Yalda – A Night for forgiveness

Evening, a sprawling metropolis of 4-line highways and imposing towers. It could be anywhere, but we soon learn its Tehran. A party battle their way through the traffic jams to reach some sort of institutional building, which turns out to be a tv station. The younger woman, Maryam, is in handcuffs. She is to be the star guest on the tv programme The Joy of Forgiveness, which only airs on the winter festival of Yalda.

Here’s how it works. Maryam has been tried and convicted of murdering her much older husband. There’s one way of avoiding the death sentence, and unfortunately that’s not by pointing out the flimsiness of the case against her. If she appears on the show, and her ex-husband’s daughter, Mona, agrees to forgive her, the tv company will pay the necessary honour money and she’s spared execution.

Mona is closer to Maryam’s age than her father, and the two women used to be best friends, almost sisters. But plot has drawn them apart and it’s not at all clear whether the embittered Mona will agree to spare her old mate. As evidence piles up, Mona’s face remains impassive throughout, giving no clue what her final decision will be.

The tv show lasts for one hour, and most of the film runs in real time inside the studio where most of the workers are women and the executives are male. The executives are desperate for good ratings and always have one eye on the number of SMS votes that the programme has generated. This means that they have an interest in the programme’s verdict, which they do their best to influence.

The set is not the most luxurious, and for a lot of the time we just see a flurry of backstage people trying to keep up with the changing pace of real life. Every so often, there is a break, presumably for adverts, and people try to calm down the guests and make sure they don’t run off (not always successfully). There is something tremendously anarchic about the behaviour off set that belies the on-screen slick professionalim.

This being Entertainment, it’s not enough that the show contains a re-enactment of the alleged murder and the confrontation between Maryam and Mona. At one stage a woman is wheeled on to read her latest poem. You expect that any minute you’ll see a soothsayer and Howard Beale screaming that he’s mad as hell and he’s not going to take any of it.

Like Network, this is a satire, which I’m not sure that all the reviewers fully understood. And like Network it strongly reflects an underlying truth. But what truth? I worry a bit that when a Hollywood film talks about sexism, it is a film about sexism. But when an Iranian film talks about sexism it is seen as being a film about sexism in Iran, which is sometimes almost used to excuse Western misogyny.

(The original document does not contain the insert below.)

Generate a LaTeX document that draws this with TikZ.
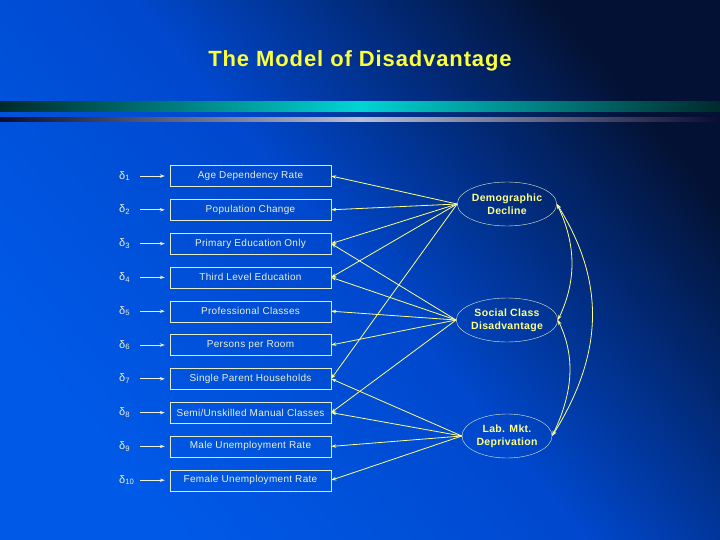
\documentclass[tikz,border=0pt]{standalone}
\usepackage{fontspec}
\setmainfont{Liberation Sans}
\newfontfamily\slidefont[LetterSpace=3]{Liberation Sans}
\newfontfamily\titlefont[LetterSpace=4]{Liberation Sans}
\usetikzlibrary{arrows.meta,shapes.geometric}
\definecolor{bgdark}{RGB}{3,18,52}
\definecolor{bgmid}{RGB}{0,72,205}
\definecolor{bgbright}{RGB}{0,90,232}
\definecolor{tealedge}{RGB}{0,42,44}
\definecolor{tealmid}{RGB}{0,212,212}
\definecolor{greyedge}{RGB}{10,12,50}
\definecolor{greymid}{RGB}{185,190,212}
\definecolor{titleyellow}{RGB}{255,255,60}
\definecolor{pathyellow}{RGB}{255,255,140}
\definecolor{boxline}{RGB}{225,235,200}
\definecolor{labeltext}{RGB}{235,240,215}

\begin{document}
\begin{tikzpicture}[x=1pt,y=-1pt,
  indicator/.style={draw=boxline,thin,minimum width=161pt,minimum height=21pt,
    inner sep=0pt,text=labeltext,font=\slidefont\fontsize{10}{11}\selectfont},
  factor/.style={ellipse,draw=boxline,thin,minimum width=90pt,minimum height=44pt,
    inner sep=0pt,align=center,text=pathyellow,
    font=\slidefont\bfseries\fontsize{10.5}{13}\selectfont},
  errlabel/.style={anchor=west,text width=14pt,align=left,inner sep=0pt,
    text=labeltext,font=\fontsize{11}{12}\selectfont},
  load/.style={draw=pathyellow,line width=0.8pt,-{Stealth[length=5pt,width=3.5pt]}},
  covar/.style={draw=pathyellow,line width=0.8pt,
    {Stealth[length=5pt,width=3.5pt]}-{Stealth[length=5pt,width=3.5pt]}}]
  \useasboundingbox (0,0) rectangle (720,540);

  % slide background and the two rules
  \shade[top color=bgdark,bottom color=bgbright,middle color=bgmid,shading angle=-50]
    (0,0) rectangle (720,540);
  \shade[left color=tealedge,right color=tealedge,middle color=tealmid]
    (0,102) rectangle (720,112);
  \shade[left color=greyedge,right color=greyedge,middle color=greymid]
    (0,118) rectangle (720,122);

  % title
  \node[text=titleyellow,font=\titlefont\bfseries\fontsize{22}{26}\selectfont]
    (title) at (360,61) {The Model of Disadvantage};

  % observed indicators with their error terms
  \foreach \i/\txt in {1/Age Dependency Rate,2/Population Change,
      3/Primary Education Only,4/Third Level Education,5/Professional Classes,
      6/Persons per Room,7/Single Parent Households,
      8/{Semi/Unskilled Manual Classes},9/Male Unemployment Rate,
      10/Female Unemployment Rate} {
    \node[indicator] (b\i) at (250.5,{176+33.8*(\i-1)}) {\txt};
    \node[errlabel] (d\i) at (119,{176+33.8*(\i-1)}) {δ\textsubscript{\i}};
    \draw[load,draw=labeltext,shorten <=7pt,shorten >=5pt] (d\i) -- (b\i);
  }

  % latent factors
  \node[factor] (dd) at (507,204) {Demographic\\Decline};
  \node[factor] (sc) at (507,320) {Social Class\\Disadvantage};
  \node[factor] (lm) at (507,436) {Lab. Mkt.\\Deprivation};

  % loadings
  \foreach \j in {1,2,3,4,7} \draw[load] (dd.west) -- (b\j.east);
  \foreach \j in {3,4,5,6,8} \draw[load] (sc.west) -- (b\j.east);
  \foreach \j in {7,8,9,10} \draw[load] (lm.west) -- (b\j.east);

  % correlations between factors
  \draw[covar] (dd.east) .. controls +(19,40) and +(19,-40) .. (sc.east);
  \draw[covar] (sc.east) .. controls +(19,40) and +(19,-40) .. (lm.east);
  \draw[covar] (dd.east) .. controls +(50,80) and +(50,-80) .. (lm.east);
\end{tikzpicture}
\end{document}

And yet, the main butt of the satire here is not the clerical state but the tv show, where ratings are so much more important than anything else that they play a serious role in deciding whether somebody lives or dies. So I’m a little disappointed that many reviews would rather talk about patriarchal Mullahs than the more evident focus of the satire.

Rant aside, the film is extraordinarily well acted. As the fragile Maryam, Sadaf Asgari looks incredibly young and vulnerable, not at all in control of her fate. Meanwhile, Behnaz Jafari as Mona is cold, thoughtful, unwilling to display any unnecessary emotion. The scene is set for a decision that could go either way.

This is a film about sexism and class differences, about how people make history but not in conditions of their own choosing, but if you have enough money, you have many more conditions from which you can choose. What it is not is a film specifically about Iran, and if we don’t see what it also says about our own society, we are missing the most important part of its message.